ASH Daily News 7 September 2017
- Smoking cessation for surgery: putting it into practice
- South West: Patients to be asked to quit before surgery in Bath
- Sussex: Football club to go smokefree
- India: Cancer specialist asks Government for tobacco industry probe
Smoking cessation for surgery: putting it into practice
Although guidelines recommend that all patients at hospital who use tobacco are offered treatment as a part of their clinical care, implementing treatment has proven challenging.
In the case of surgical patients, this lack of treatment is particularly problematic, as the benefits of abstinence from tobacco are immediate in terms of reducing the risk of surgical complications.
Source: BMJ, 6 September 2017
South West: Patients to be asked to quit before surgery in Bath
Patients facing surgery are to be asked to stop smoking before their operation in Bath and North East Somerset.
Starting next month, the initiative will be rolled out to improve how well patients fare after surgery. Those facing hip and knee surgery will be first to be invited to stop smoking before the scheme is extended to all types of surgery.
The plans come after the area’s Health and Wellbeing Board reviewed evidence that smokers are nearly 40% more likely to die after surgery, with smoking linked to complications such as infection after surgery.
Source: Bath Chronicle, 6 September 2017
Sussex: Football club to go smokefree
A campaign has been launched to make a Sussex football team become a smokefree club. The ambitious aim by Crawley Town FC is to get all its fans and staff to kick the habit and boost their health.

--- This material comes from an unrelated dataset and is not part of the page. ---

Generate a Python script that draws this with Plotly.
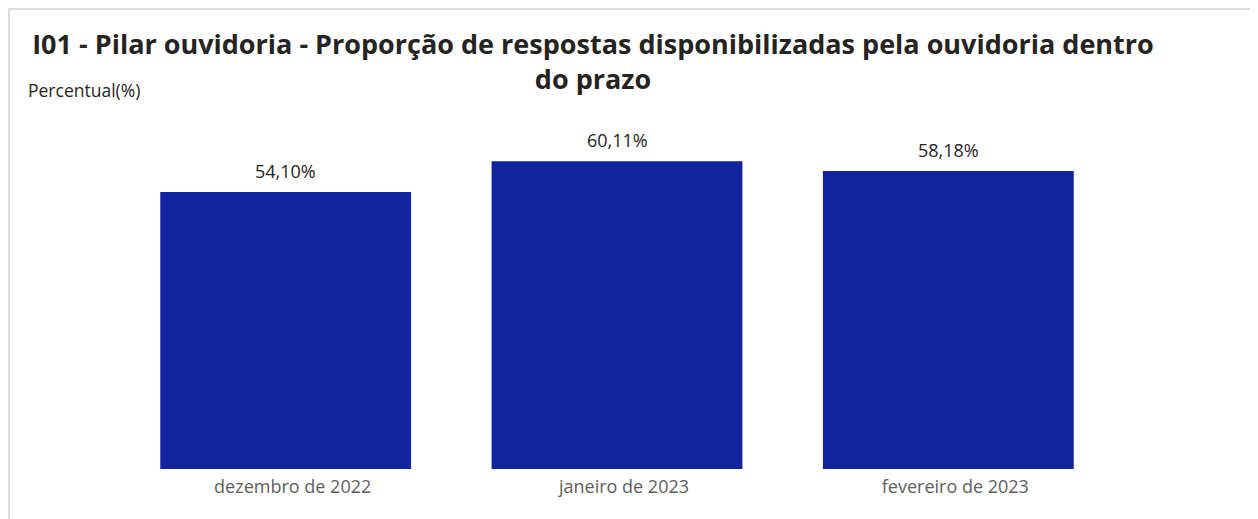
import plotly.graph_objects as go

# data
meses = ["dezembro de 2022", "janeiro de 2023", "fevereiro de 2023"]
percentual = [54.10, 60.11, 58.18]
rotulos = ["54,10%", "60,11%", "58,18%"]

# the page puts the figure 8px in from the top-left corner
OFF = 8
W, H = 1258 - OFF, 519 - OFF
ml, mr, mt, mb = 120 - OFF, 144, 120 - OFF, 50
pw, ph = W - ml - mr, H - mt - mb


def px(x):
    # page x -> paper x
    return (x - OFF - ml) / pw


def py(y):
    # page y -> paper y
    return 1 - (y - OFF - mt) / ph


fig = go.Figure()
fig.add_trace(go.Bar(
    x=meses, y=percentual,
    marker=dict(color="#12239E", line=dict(width=0)),
    cliponaxis=False, hoverinfo="skip", width=0.757,
))

# data labels above each bar
for m, v, t in zip(meses, percentual, rotulos):
    fig.add_annotation(x=m, y=v, text=t, showarrow=False, yanchor="bottom", yshift=7,
                       font=dict(color="#252423", size=18, family="Open Sans"))

# card border (light gray frame)
fig.add_shape(type="rect", xref="paper", yref="paper",
              x0=px(OFF + 1), x1=px(1251), y0=py(530), y1=py(OFF + 1),
              line=dict(color="#dcdcdc", width=2), fillcolor="rgba(0,0,0,0)", layer="below")

fig.add_annotation(xref="paper", yref="paper", x=px(26), y=py(90), xanchor="left", yanchor="middle",
                   text="Percentual(%)", showarrow=False,
                   font=dict(family="Open Sans", size=17.5, color="#252423"))

fig.update_layout(
    width=W, height=H,
    margin=dict(l=ml, r=mr, t=mt, b=mb),
    paper_bgcolor="white", plot_bgcolor="white",
    title=dict(text="<b>I01 - Pilar ouvidoria - Proporção de respostas disponibilizadas pela ouvidoria dentro<br>do prazo</b>",
               x=px(593), xanchor="center", xref="paper", y=1 - 46 / H, yanchor="middle",
               font=dict(family="Open Sans", size=27, color="#252423")),
    showlegend=False,
    bargap=0.243,
    xaxis=dict(showgrid=False, showline=False, zeroline=False, ticks="", ticklabelstandoff=5,
               ticklabelshift=7,
               tickfont=dict(family="Open Sans", size=18, color="#605E5C")),
    yaxis=dict(visible=False, range=[0, ph / 5.12], fixedrange=True),
)

fig.write_html("out.html")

The scheme is backed by Crawley Mayor Brian Quinn who said: “It’s great to see private businesses being proactive in solving local issues across Crawley.”
Source: The Argus, 7 September 2017
India: Cancer specialist asks Government for tobacco industry probe
A leading cancer specialist has called on the government to investigate whether a “tobacco lobby” has influenced arms of the government to initiate action against public health organisations engaged in India’s tobacco control efforts.
Kailash Sharma, director of academics at the Tata Memorial Hospital, Mumbai, has cited leaked government and tobacco industry documents to seek the probe. His appeal comes after the home ministry decided to bar three public health institutions working with the health ministry on tobacco control efforts from receiving foreign funds.
“While the tobacco industry lobbies to enhance business, public health activities are lobbying to save [people] from death, disease and deprivation,” Sharma wrote in letters to Prime Minister Narendra Modi, the home minister, health minister, and national security adviser.